Important considerations before leaving for a micro-retirement
While the idea of a micro-retirement is enticing, experts advise against over-idealizing the experience. Justina Raskauskiene, HR team lead at Omnisend, cautions that time out of work can sometimes lead to a sense of unfulfillment, particularly for those who thrive on routine and challenge.
From a career perspective, Stephen Dwyer, president of the ASA, warns that extended career gaps can make it challenging to re-enter the workforce, especially in industries experiencing rapid technological change. To mitigate this risk, Raskauskiene suggests incorporating freelancing or passion projects into your micro-retirement. This approach not only helps maintain professional sharpness but can also provide supplemental income and bolster re-entry into the job market.
Fortunately, attitudes toward career breaks are evolving. Many hiring managers are becoming more receptive to micro-retirees. As said by Anaïs Felt: “I’m interviewing with some of the top companies in tech (…) none of them seem to care that I’ve taken time off.”
Presenting your micro-retirement experience positively can make a significant difference. Speaking to The Cut, one micro-retiree advised framing the time as an opportunity for growth: “we should be able to communicate to a hiring manager, ‘Hey, I took this time to refocus, and now I’m coming back with more energy than ever, knowing exactly what I want to do and where I want to be.’”
While micro-retirements offer exciting opportunities for personal and professional rejuvenation, careful planning and strategic framing can help ensure the break benefits your career in the long run.
Our predictions: what micro-retirement means for workers and employers
In 2024, 72% of hiring leaders reported losing staff to roles providing better flexibility and pay. According to our recent report – Attracting and retaining staff in 2025 – flexibility remains a key factor for attracting and retaining talent, a trend that shows no signs of slowing down.
For workers intrigued by micro-retirement but hesitant to leave their current roles, sabbaticals offer an appealing alternative.
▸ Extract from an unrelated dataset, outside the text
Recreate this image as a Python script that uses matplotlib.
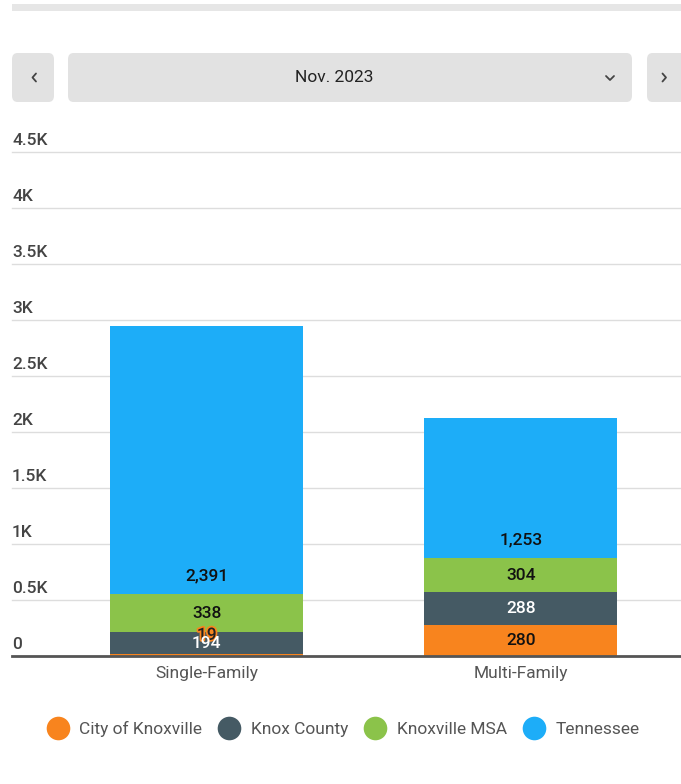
import matplotlib.pyplot as plt
from matplotlib.patches import FancyBboxPatch, Rectangle
from matplotlib.lines import Line2D
import matplotlib.patheffects as pe

plt.rcParams["font.family"] = ["Roboto", "DejaVu Sans"]

categories = ["Single-Family", "Multi-Family"]
series_names = ["City of Knoxville", "Knox County", "Knoxville MSA", "Tennessee"]
city = [19, 280]
county = [194, 288]
msa = [338, 304]
tennessee = [2391, 1253]
y_ticks = [0, 500, 1000, 1500, 2000, 2500, 3000, 3500, 4000, 4500]
y_tick_labels = ["0", "0.5K", "1K", "1.5K", "2K", "2.5K", "3K", "3.5K", "4K", "4.5K"]
period = "Nov. 2023"

colors = ["#F8841E", "#455A64", "#8BC34A", "#1DADF8"]
label_colors = ["#111111", "#FFFFFF", "#111111", "#111111"]
FS = 12.5

W, H = 681, 784
fig = plt.figure(figsize=(W / 100, H / 100), dpi=100)


def fx(px):
    return px / W


def fy(py):
    return 1 - py / H


# header strip and period selector
fig.patches.append(Rectangle((fx(12), fy(11)), fx(681 - 12), 7 / H,
                             transform=fig.transFigure, color="#E6E6E6", lw=0))
for x0, x1 in [(12, 54), (68, 632), (647, 690)]:
    fig.patches.append(FancyBboxPatch((fx(x0), fy(102)), fx(x1 - x0), 49 / H,
                                      boxstyle="round,pad=0,rounding_size=0.008",
                                      transform=fig.transFigure,
                                      fc="#E2E2E2", ec="none"))
fig.text(fx(334), fy(77), period, ha="center", va="center", fontsize=FS, color="#222222")
chev_kw = dict(transform=fig.transFigure, color="#444444", lw=1.3, solid_capstyle="round")
fig.add_artist(Line2D([fx(36), fx(32.5), fx(36)], [fy(73.5), fy(77.5), fy(81.5)], **chev_kw))
fig.add_artist(Line2D([fx(662.5), fx(666), fx(662.5)], [fy(73.5), fy(77.5), fy(81.5)], **chev_kw))
fig.add_artist(Line2D([fx(606), fx(610), fx(614)], [fy(76), fy(80), fy(76)], **chev_kw))

ax = fig.add_axes([fx(12), fy(656), fx(681 - 12), (656 - 152) / H])
ax.set_xlim(-0.62, 1.51)
ax.set_ylim(0, 4500)

x = list(range(len(categories)))
stack = [city, county, msa, tennessee]
bottoms = [0] * len(categories)
for i, vals in enumerate(stack):
    ax.bar(x, vals, width=0.615, bottom=bottoms, color=colors[i], zorder=2,
           label=series_names[i])
    for j, v in enumerate(vals):
        if i == 3:
            # last series labelled near its base
            ax.annotate(f"{v:,}", (x[j], bottoms[j]), xytext=(0, 13),
                        textcoords="offset points", ha="center", va="center",
                        fontsize=FS, fontweight="medium", color=label_colors[i], zorder=4)
        elif v < 60:
            ax.annotate(f"{v:,}", (x[j], bottoms[j] + v / 2), xytext=(0, 14),
                        textcoords="offset points", ha="center", va="center",
                        fontsize=FS, fontweight="medium", color="#222222", zorder=3,
                        path_effects=[pe.withStroke(linewidth=2.5, foreground=colors[i])])
        else:
            ax.text(x[j], bottoms[j] + v / 2, f"{v:,}", ha="center", va="center",
                    fontsize=FS, fontweight="medium", color=label_colors[i], zorder=4)
    bottoms = [b + v for b, v in zip(bottoms, vals)]

for t in y_ticks[1:]:
    ax.axhline(t, color="#DDDDDD", lw=1, zorder=1, clip_on=False)
for t, lab in zip(y_ticks, y_tick_labels):
    ax.annotate(lab, (0, t), xycoords=("axes fraction", "data"), xytext=(0, 3),
                textcoords="offset points", ha="left", va="bottom",
                fontsize=FS, fontweight="medium", color="#444444", annotation_clip=False)

ax.set_yticks([])
ax.set_xticks(x, categories)
ax.tick_params(axis="x", length=0, pad=7, labelsize=FS, labelcolor="#555555")
for s in ["top", "right", "left"]:
    ax.spines[s].set_visible(False)
ax.spines["bottom"].set_color("#555555")
ax.spines["bottom"].set_linewidth(2)
ax.spines["bottom"].set_zorder(5)

handles = [Line2D([], [], marker="o", ls="none", markersize=17,
                  markerfacecolor=c, markeredgecolor="none") for c in colors]
fig.legend(handles, series_names, loc="center", bbox_to_anchor=(fx(343), fy(729)),
           ncol=4, frameon=False, fontsize=FS, labelcolor="#555555",
           handletextpad=0.6, columnspacing=0.9, handlelength=1.3)

fig.savefig("out.png", dpi=100)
These structured breaks provide the same opportunity to recharge and explore personal interests but with less risk, as employees have a position to return to. Many UK employers – particularly in technology, marketing and finance – already offer paid or unpaid sabbaticals as part of their benefits package.
As micro-retirement continues to gain traction, we predict an increase in sabbatical requests within these sectors. For businesses, supporting extended leave can serve as a proactive retention strategy. By accommodating employees’ needs for time away, companies can mitigate the risk of permanent turnover while fostering loyalty and engagement.
Moreover, as noted by Mike Ambery, returning micro-retirees often bring back renewed energy and motivation, contributing to a boost in morale and overall productivity.
As workplace priorities shift, organisations that adapt by implementing flexible leave policies position themselves as leaders in talent acquisition and retention. These forward-thinking strategies not only appeal to prospective hires but can also strengthen long-term employee satisfaction and commitment.